The evening started with a demonstration master chef style with chef Steve Hyde cooking the main course in front of us on an outdoor gas burner. Not quite starting from scratch — food preparations had been done beforehand — potato grated, beef stock reduced, onion marmalade made, pumpkin leaf galette ready to cook. The eland fillet was a perfect round wrapped in bacon and pan fried in front of us in a mixture of butter and olive oil.

Steve told us that in the kitchen he would finish it off in the oven — but outside he cooked it on both sides till medium rare — sharing a tip as to how to tell temperature from touch using the fleshy ball of the thumb and pressure from the different fingers to gauge meat from raw, to rare, to well-done. Very useful and you can find a similar method here on the internet: http://www.aspicyperspective.com/2013/05/finger-test-meat-temperature.html

Four pans were on the go — onion marmalade in one, galette in another, red wine jus — made from beef stock and red wine in a third and in the fourth — the star of the show, the grenadin of eland — finally finished off with enoki mushrooms bought at a local Spar that afternoon. A lovely looking dish — finished off with a garnish of oven dried tomato, fried herb and mini croquette — and served with bright green broccoli, carrots, red cabbage and sautéed potatoes, it was a stylish and tasty main course.

Starter was quail’s egg arancini — a soft boiled quails egg encased in risotto, bread crumbed and deep fried. Lovely combination of soft egg and crunchy casing — but I would have preferred a few salad leaves rather than the accompanying german fried potato salad. Thai spiced mussel broth featuring kariba crayfish tails met with mixed reviews at our table. I liked the spicy broth but was ambivalent about the freshwater crayfish finding them tougher than expected. It does however seem a patriotic duty to eat more of them as apparently they represent a potential crisis in the country’s rivers and dams. 

Introduced into Kariba for a fish farming project they are now threatening other fishlife as they compete successfully for food sources and don’t have a natural predator. I can imagine them being more appealing when grilled quickly on a skottle braai with lots of garlic and butter preferably on a sunset houseboat! A refreshing palate cleansing baobab sorbet followed —  cool, tart and delicious.

After main course eland — the finale was white chocolate cheesecake. A light and foamy concoction in a cylinder of white chocolate it looked like an elegant sailing boat with the tuile biscuit as mainsail and a spun sugar mast. Accompanied  by amarula icecream dusted with marula nut  sand on a swirl of blueberry coulis it was spectacular looking and tasted pretty good — even though I am not normally a great fan of white chocolate.
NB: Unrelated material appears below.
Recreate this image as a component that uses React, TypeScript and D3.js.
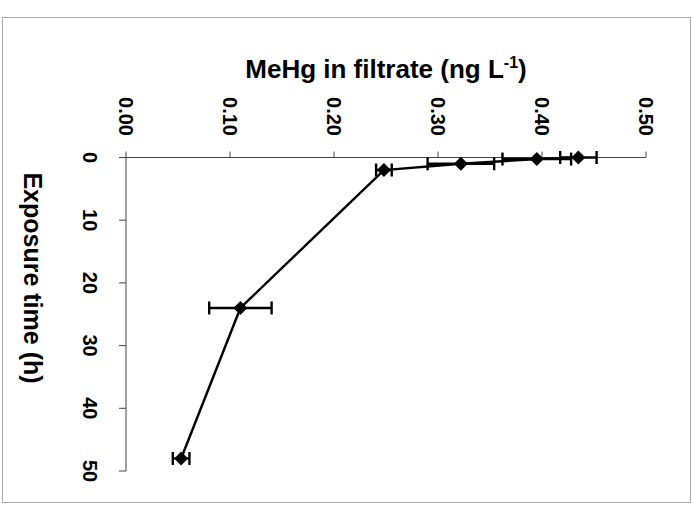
import React from "react";
import * as d3 from "d3";

const timeH = [0, 0.25, 1, 2, 24, 48];
const mehg = [0.435, 0.395, 0.322, 0.248, 0.11, 0.053];
const mehgErr = [0.0175, 0.033, 0.032, 0.0075, 0.03, 0.008];
const mehgTicks = [0, 0.1, 0.2, 0.3, 0.4, 0.5];
const timeTicks = [0, 10, 20, 30, 40, 50];

const W = 693;
const H = 505;
const FONT = "'Liberation Sans', Arial, Helvetica, sans-serif";

export default function App() {
  const x = d3.scaleLinear().domain([0, 0.5]).range([126, 646]);
  const y = d3.scaleLinear().domain([0, 50]).range([157.5, 471]);
  const pts = timeH.map((t, i) => ({ t, v: mehg[i], e: mehgErr[i] }));
  const line = d3
    .line<{ t: number; v: number }>()
    .x((d) => x(d.v))
    .y((d) => y(d.t));
  const ds = 7;
  const axisColor = "#444";
  return (
    <svg
      width={W}
      height={H}
      style={{ position: "absolute", left: 0, top: 0, background: "#fff" }}
    >
      <rect x={2.5} y={17.5} width={688} height={485} fill="#fff" stroke="#aaa" strokeWidth={1} />
      <text
        x={386}
        y={78}
        textAnchor="middle"
        fontFamily={FONT}
        fontWeight="bold"
        fontSize={26}
        fill="#000"
      >
        MeHg in filtrate (ng L
        <tspan dy={-10} fontSize={16}>-1</tspan>
        <tspan dy={10}>)</tspan>
      </text>
      <text
        transform={`translate(24, 278) rotate(90)`}
        textAnchor="middle"
        fontFamily={FONT}
        fontWeight="bold"
        fontSize={25}
        fill="#000"
      >
        Exposure time (h)
      </text>
      {/* x axis (MeHg) */}
      <line x1={x(0)} x2={x(0.5)} y1={y(0)} y2={y(0)} stroke={axisColor} strokeWidth={1} />
      {mehgTicks.map((t) => (
        <g key={"mx" + t}>
          <line x1={x(t)} x2={x(t)} y1={y(0) - 6} y2={y(0)} stroke={axisColor} strokeWidth={1} />
          <text
            transform={`translate(${x(t) - 7.5}, 136) rotate(90)`}
            textAnchor="end"
            fontFamily={FONT}
            fontWeight="bold"
            fontSize={20}
            fill="#000"
          >
            {t.toFixed(2)}
          </text>
        </g>
      ))}
      {/* y axis (time) */}
      <line x1={x(0)} x2={x(0)} y1={y(0)} y2={y(50)} stroke={axisColor} strokeWidth={1} />
      {timeTicks.map((t) => (
        <g key={"ty" + t}>
          <line x1={x(0) - 7} x2={x(0)} y1={y(t)} y2={y(t)} stroke={axisColor} strokeWidth={1} />
          <text
            transform={`translate(83, ${y(t)}) rotate(90)`}
            textAnchor="middle"
            fontFamily={FONT}
            fontWeight="bold"
            fontSize={20}
            fill="#000"
          >
            {t}
          </text>
        </g>
      ))}
      {/* error bars */}
      {pts.map((p, i) => (
        <g key={"e" + i} stroke="#000" strokeWidth={2.4}>
          <line x1={x(p.v - p.e)} x2={x(p.v + p.e)} y1={y(p.t)} y2={y(p.t)} />
          <line x1={x(p.v - p.e)} x2={x(p.v - p.e)} y1={y(p.t) - 6.5} y2={y(p.t) + 6.5} />
          <line x1={x(p.v + p.e)} x2={x(p.v + p.e)} y1={y(p.t) - 6.5} y2={y(p.t) + 6.5} />
        </g>
      ))}
      <path d={line(pts) || ""} fill="none" stroke="#000" strokeWidth={2.4} />
      {pts.map((p, i) => (
        <path
          key={"m" + i}
          d={`M${x(p.v)},${y(p.t) - ds}L${x(p.v) + ds},${y(p.t)}L${x(p.v)},${y(p.t) + ds}L${x(p.v) - ds},${y(p.t)}Z`}
          fill="#000"
        />
      ))}
    </svg>
  );
}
Following Meikles’ showcasing of indigenous ingredients in February it is good to see chefs producing high-end dishes with specialist Zimbabwe foods like baobab and marula nuts. Another brainchild of the Eatout Zimbabwe team Gourmet Explorers at Emmanuels was a fine night out with classy service, imaginative and beautiful food, a convivial host in Joseph Bunga, and a diverse and interesting range of guests — from chefs and industry players to food loving members of the public.